The NRP is to also support the development of RES installations that are built by energy communities, such as energy clusters, with special attention paid to the role of local governments. The first points of this type have been already set up, and new ones will be added.

• The development of hydrogen technologies is to cost EUR 797 million between the first quarter of 2021 and the third quarter of 2026.
• The development of transmission networks and EMIO is to cost in that time EUR 329 million.
• The support of large-scale investments in RES is to cost EUR 437 million at the time.
• The development of installations by energy communities is to cost EUR 97 million.
• That gives in total EUR 1.660 bn, which is about PLN 6 trillion.

Minimizing transmission costs

However, according to the government, all the money spent on green energy and decreasing energy intensity is to amount to PLN 27.4 bn out of 108 of the subsidies from the National Recovery Plan. The government wants to present this proposal to the European Commission before the 30th April after a month of social consultations.

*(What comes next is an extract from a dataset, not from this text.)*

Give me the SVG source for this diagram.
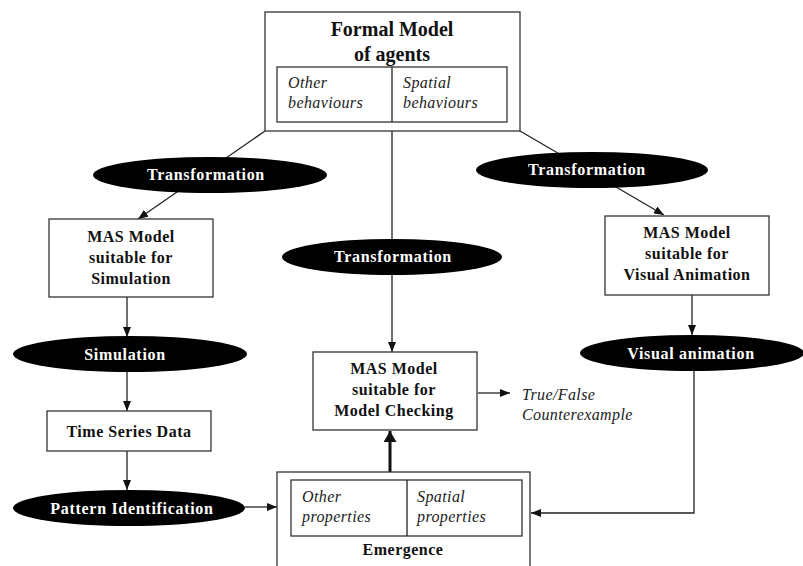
<svg xmlns="http://www.w3.org/2000/svg" width="803" height="566" viewBox="0 0 803 566">
<style>
.box{fill:#fff;stroke:#333;stroke-width:1.3}
.ell{fill:#000}
.b{font-family:"Liberation Serif","Times New Roman",serif;font-weight:bold;font-size:16px;fill:#111;text-anchor:middle;letter-spacing:0.5px}
.w{font-family:"Liberation Serif","Times New Roman",serif;font-weight:bold;font-size:16px;fill:#fff;text-anchor:middle;letter-spacing:0.7px}
.i{font-family:"Liberation Serif","Times New Roman",serif;font-style:italic;font-size:16px;fill:#222;letter-spacing:0.4px}
.c{fill:none;stroke:#222;stroke-width:1.3}
</style>
<defs>
<marker id="ah" markerUnits="userSpaceOnUse" markerWidth="10" markerHeight="8" refX="10" refY="4" orient="auto"><path d="M0,0 L10,4 L0,8 z" fill="#111"/></marker>
<marker id="ahb" markerUnits="userSpaceOnUse" markerWidth="11" markerHeight="13" refX="11" refY="6.5" orient="auto"><path d="M0,0 L11,6.5 L0,13 z" fill="#111"/></marker>
</defs>
<g id="connectors">
<line class="c" x1="265" y1="131" x2="138" y2="219" marker-end="url(#ah)"/>
<line class="c" x1="520" y1="131" x2="664" y2="215" marker-end="url(#ah)"/>
<line class="c" x1="392" y1="131" x2="392" y2="352" marker-end="url(#ah)"/>
<line class="c" x1="127" y1="297" x2="127" y2="337" marker-end="url(#ah)"/>
<line class="c" x1="127" y1="372" x2="127" y2="411" marker-end="url(#ah)"/>
<line class="c" x1="127" y1="451" x2="127" y2="490" marker-end="url(#ah)"/>
<line class="c" x1="245" y1="507" x2="277" y2="507" marker-end="url(#ah)"/>
<line class="c" x1="692" y1="295" x2="692" y2="335" marker-end="url(#ah)"/>
<polyline class="c" points="694,371 694,513 531,513" marker-end="url(#ah)"/>
<line class="c" x1="478" y1="393" x2="510" y2="393" marker-end="url(#ah)"/>
<line x1="390" y1="472" x2="390" y2="431" stroke="#111" stroke-width="3" marker-end="url(#ahb)"/>
</g>
<g id="formal-model">
<rect class="box" x="265" y="12" width="255" height="119"/>
<text class="b" x="392" y="36" style="font-size:20px;letter-spacing:0">Formal Model</text>
<text class="b" x="392" y="61" style="font-size:20px;letter-spacing:0">of agents</text>
<rect class="box" x="277" y="67" width="230" height="55"/>
<line x1="392" y1="67" x2="392" y2="122" stroke="#222" stroke-width="1.3"/>
<text class="i" x="288" y="88">Other</text>
<text class="i" x="288" y="108">behaviours</text>
<text class="i" x="403" y="88">Spatial</text>
<text class="i" x="403" y="108">behaviours</text>
</g>
<g id="transformation-left">
<ellipse class="ell" cx="210" cy="175" rx="117" ry="18"/>
<text class="w" x="206" y="180">Transformation</text>
</g>
<g id="transformation-middle">
<ellipse class="ell" cx="392" cy="257" rx="110" ry="18"/>
<text class="w" x="393" y="262">Transformation</text>
</g>
<g id="transformation-right">
<ellipse class="ell" cx="592" cy="170" rx="116" ry="18"/>
<text class="w" x="587" y="175">Transformation</text>
</g>
<g id="mas-simulation">
<rect class="box" x="49" y="219" width="164" height="78"/>
<text class="b" x="131" y="242">MAS Model</text>
<text class="b" x="131" y="263">suitable for</text>
<text class="b" x="131" y="284">Simulation</text>
</g>
<g id="mas-visual">
<rect class="box" x="605" y="216" width="164" height="79"/>
<text class="b" x="687" y="238">MAS Model</text>
<text class="b" x="687" y="259">suitable for</text>
<text class="b" x="687" y="280">Visual Animation</text>
</g>
<g id="simulation">
<ellipse class="ell" cx="130" cy="354" rx="117" ry="18"/>
<text class="w" x="125" y="360">Simulation</text>
</g>
<g id="visual-animation">
<ellipse class="ell" cx="692" cy="353" rx="112" ry="18"/>
<text class="w" x="691" y="359">Visual animation</text>
</g>
<g id="time-series">
<rect class="box" x="47" y="411" width="164" height="40"/>
<text class="b" x="129" y="437">Time Series Data</text>
</g>
<g id="pattern-identification">
<ellipse class="ell" cx="129" cy="508" rx="116" ry="18"/>
<text class="w" x="132" y="514">Pattern Identification</text>
</g>
<g id="mas-model-checking">
<rect class="box" x="313" y="352" width="164" height="78"/>
<text class="b" x="394" y="374">MAS Model</text>
<text class="b" x="394" y="395">suitable for</text>
<text class="b" x="394" y="416">Model Checking</text>
</g>
<g id="result">
<text class="i" x="522" y="400">True/False</text>
<text class="i" x="522" y="420">Counterexample</text>
</g>
<g id="emergence">
<rect class="box" x="277" y="472" width="253" height="110"/>
<rect class="box" x="291" y="480" width="231" height="56"/>
<line x1="407" y1="480" x2="407" y2="536" stroke="#222" stroke-width="1.3"/>
<text class="i" x="302" y="502">Other</text>
<text class="i" x="302" y="522">properties</text>
<text class="i" x="417" y="502">Spatial</text>
<text class="i" x="417" y="522">properties</text>
<text class="b" x="403" y="555">Emergence</text>
</g>
</svg>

The negotiations with the Commission may take two-three months, after that in the second half of 2021 the subsidies will be mobilized to bankroll Poland’s energy transition. If its total cost is going to be PLN 1.6 trillion, then EUR 1.6 billion in the first five years of the process spread across two-three decades is enough to alleviate the burden on the citizens. The government is already suggesting it will revise the burdens caused by the investments in renewable energy. “Today the system plays the role of an energy storage. The question is whether the consumers currently pay enough for the service of storing energy, because that capability is actually limited,” the Government Plenipotentiary for Strategic Energy Infrastructure Piotr Naimski told me during the POWERPOL 2021 conference.